What is required: Locate each line holding the string "that" and copy it.

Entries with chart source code
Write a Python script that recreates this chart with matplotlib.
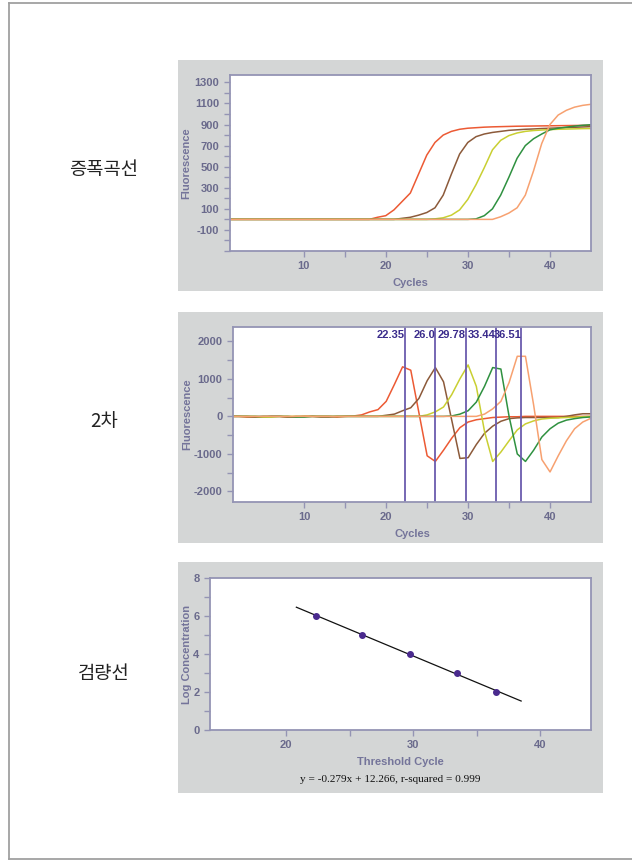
import numpy as np
import matplotlib
matplotlib.use("Agg")
import matplotlib.pyplot as plt
from matplotlib.patches import Rectangle
from matplotlib.lines import Line2D
from matplotlib.ticker import MultipleLocator

# ---- data ----
cycles = list(range(1, 46))

# amplification curves (fluorescence per cycle)
amp_red = [0]*18 + [20, 35, 90, 170, 250, 430, 610, 730, 800, 835, 855, 865, 870, 875, 878,
                    880, 882, 884, 885, 886, 887, 888, 889, 890, 891, 892, 892]
amp_brown = [0]*21 + [10, 20, 40, 65, 110, 230, 430, 620, 730, 785, 810, 825, 835, 845, 850,
                      855, 858, 862, 865, 868, 871, 874, 877, 880]
amp_yellow = [0]*25 + [5, 15, 40, 90, 190, 330, 490, 660, 750, 795, 820, 835, 843, 848, 852,
                       855, 857, 859, 861, 862]
amp_green = [0]*30 + [5, 35, 100, 230, 400, 580, 700, 765, 810, 850, 865, 875, 885, 893, 898]
amp_orange = [0]*33 + [25, 60, 110, 230, 460, 720, 900, 990, 1035, 1065, 1082, 1092]

# second derivative curves
d2_red = [0, 0, -20, -20, 0, 0, 0, -20, -20, 0, 0, 0, 0, -20, 0, 10, 40, 120, 180, 400, 850,
          1320, 1230, 90, -1050, -1200, -900, -580, -300, -150, -90, -60, -30, -20,
          -10, -10, 0, 0, 0, 0, 0, 0, 0, 0, 0]
d2_brown = [0, 0, 0, -20, -20, 0, 0, -20, 0, 0, 0, -20, -20, 0, 0, 0, 0, 0, 0, 30, 60, 150,
            230, 480, 950, 1300, 920, -100, -1120, -1100, -750, -450, -260, -130, -60, -40,
            -30, -30, -30, -30, -30, 0, 40, 70, 70]
d2_yellow = [0, 0, 0, 0, -20, -20, 0, 0, 0, 0, 0, 0, 0, 0, 0, 0, 0, 0, 0, 0, 0, 0, 0, 0, 40,
             120, 250, 580, 1000, 1370, 800, -400, -1200, -950, -650, -360, -200, -120, -70,
             -50, -40, -30, -20, -10, 0]
d2_green = [0, 0, 0, 0, 0, 0, 0, 0, -20, -20, 0, 0, 0, 0, 0, 0, 0, 0, 0, 0, 0, 0, 0, 0, 0,
            0, 0, 10, 60, 150, 380, 800, 1300, 1260, 0, -1000, -1200, -900, -550, -330, -180,
            -100, -60, -30, -15]
d2_orange = [0]*31 + [60, 200, 400, 900, 1600, 1600, 300, -1150, -1480, -1050, -650, -330,
                      -150, -50]

thresholds = [22.35, 26.0, 29.78, 33.44, 36.51]
threshold_labels = ["22.35", "26.0", "29.78", "33.44", "36.51"]

# standard curve
log_conc = [6, 5, 4, 3, 2]
slope, intercept, r2 = -0.279, 12.266, 0.999
fit_x = [20.8, 38.5]

colors = ["#ec5a34", "#8c5a3a", "#c9cf32", "#2f9140", "#f7a170"]

tick_col = "#6a6a8c"
lab_col = "#74749a"
spine_col = "#9494b4"
panel_bg = "#d4d6d6"

plt.rcParams['font.family'] = ['Liberation Sans', 'DejaVu Sans']
plt.rcParams['axes.unicode_minus'] = False

W, H = 632, 861
fig = plt.figure(figsize=(W/100, H/100), dpi=100)

# page border
fig.add_artist(Line2D([9/W, 9/W], [1-3/H, 1-859/H], color="#a0a0a0", lw=1.3))
fig.add_artist(Line2D([9/W, 1], [1-3/H, 1-3/H], color="#a0a0a0", lw=1.3))
fig.add_artist(Line2D([9/W, 1], [1-859/H, 1-859/H], color="#a0a0a0", lw=1.3))


def px_rect(x0, y0, x1, y1):
    return [x0/W, 1-y1/H, (x1-x0)/W, (y1-y0)/H]


for y0, y1 in [(60, 291), (312, 543), (562, 793)]:
    r = px_rect(178, y0, 603, y1)
    fig.add_artist(Rectangle((r[0], r[1]), r[2], r[3], transform=fig.transFigure,
                             facecolor=panel_bg, edgecolor="none", zorder=0))


def style(ax):
    for s in ax.spines.values():
        s.set_color(spine_col)
        s.set_linewidth(1.3)
    ax.tick_params(which="both", direction="out", color=spine_col, labelcolor=tick_col,
                   labelsize=8, width=1)
    ax.tick_params(which="major", length=4)
    ax.tick_params(which="minor", length=4)
    for t in ax.get_xticklabels() + ax.get_yticklabels():
        t.set_fontweight("bold")


# ---- panel 1: amplification ----
ax1 = fig.add_axes(px_rect(229.7, 75, 591, 251))
for ys, c in zip([amp_red, amp_brown, amp_yellow, amp_green, amp_orange], colors):
    ax1.plot(cycles, ys, color=c, lw=1.1)
ax1.set_xlim(1, 45)
ax1.set_ylim(-300, 1370)
ax1.set_xticks([10, 20, 30, 40])
ax1.set_xticks([15, 25, 35], minor=True)
ax1.set_yticks(list(range(-100, 1301, 200)))
ax1.yaxis.set_minor_locator(MultipleLocator(100))
style(ax1)
ax1.set_ylabel("Fluorescence", color=lab_col, fontsize=8, fontweight="bold")
ax1.set_xlabel("Cycles", color=lab_col, fontsize=8, fontweight="bold")
ax1.yaxis.set_label_coords(-0.107, 0.5)
ax1.xaxis.set_label_coords(0.5, -0.153)

# ---- panel 2: second derivative ----
ax2 = fig.add_axes(px_rect(233, 327, 591, 502))
for ys, c in zip([d2_red, d2_brown, d2_yellow, d2_green, d2_orange], colors):
    ax2.plot(cycles, ys, color=c, lw=1.1)
for t, lab in zip(thresholds, threshold_labels):
    ax2.axvline(t, color="#6b5cae", lw=1.3)
    ax2.text(t - 0.05, 0.955, lab, transform=ax2.get_xaxis_transform(), ha="right",
             va="center", color="#3b2c8c", fontsize=8, fontweight="bold")
ax2.set_xlim(1.3, 45)
ax2.set_ylim(-2280, 2380)
ax2.set_xticks([10, 20, 30, 40])
ax2.set_xticks([15, 25, 35], minor=True)
ax2.set_yticks([-2000, -1000, 0, 1000, 2000])
ax2.yaxis.set_minor_locator(MultipleLocator(500))
style(ax2)
ax2.set_ylabel("Fluorescence", color=lab_col, fontsize=8, fontweight="bold")
ax2.set_xlabel("Cycles", color=lab_col, fontsize=8, fontweight="bold")
ax2.yaxis.set_label_coords(-0.115, 0.5)
ax2.xaxis.set_label_coords(0.5, -0.154)

# ---- panel 3: standard curve ----
ax3 = fig.add_axes(px_rect(210, 578, 591, 730))
fx = np.array(fit_x)
ax3.plot(fx, slope*fx + intercept, color="#111111", lw=0.9)
ax3.plot(thresholds, log_conc, "o", color="#4a2a8e", ms=4)
ax3.set_xlim(14, 44)
ax3.set_ylim(0, 8)
ax3.set_xticks([20, 30, 40])
ax3.set_xticks([25, 35], minor=True)
ax3.set_yticks([0, 2, 4, 6, 8])
ax3.yaxis.set_minor_locator(MultipleLocator(1))
style(ax3)
ax3.set_ylabel("Log Concentration", color=lab_col, fontsize=8, fontweight="bold")
ax3.set_xlabel("Threshold Cycle", color=lab_col, fontsize=8, fontweight="bold")
ax3.yaxis.set_label_coords(-0.047, 0.5)
ax3.xaxis.set_label_coords(0.5, -0.178)
fig.text(390/W, 1-780/H, f"y = {slope}x + {intercept}, r-squared = {r2}",
         ha="center", va="center", fontsize=8.1, family="Liberation Serif", color="#111111")

# ---- row labels ----
for txt, y in [("증폭곡선", 170), ("2차", 422), ("검량선", 673)]:
    fig.text(104/W, 1-y/H, txt, ha="center", va="center", fontsize=13.5,
             family=["Noto Sans CJK KR", "DejaVu Sans"], color="#222222")

fig.savefig("out.png", dpi=100)
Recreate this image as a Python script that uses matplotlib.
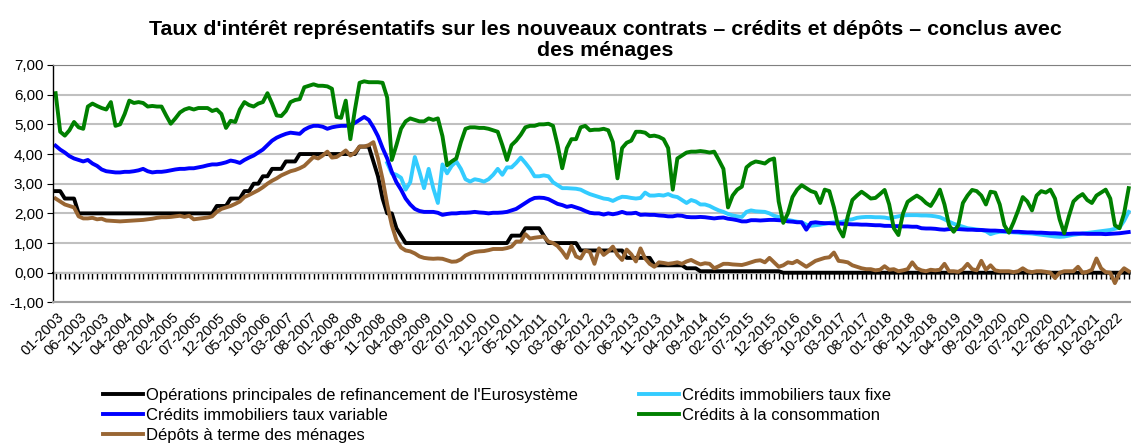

Result for this exercise:
Write a Python script that recreates this chart with matplotlib.
Recreate this image as a Python script that uses matplotlib.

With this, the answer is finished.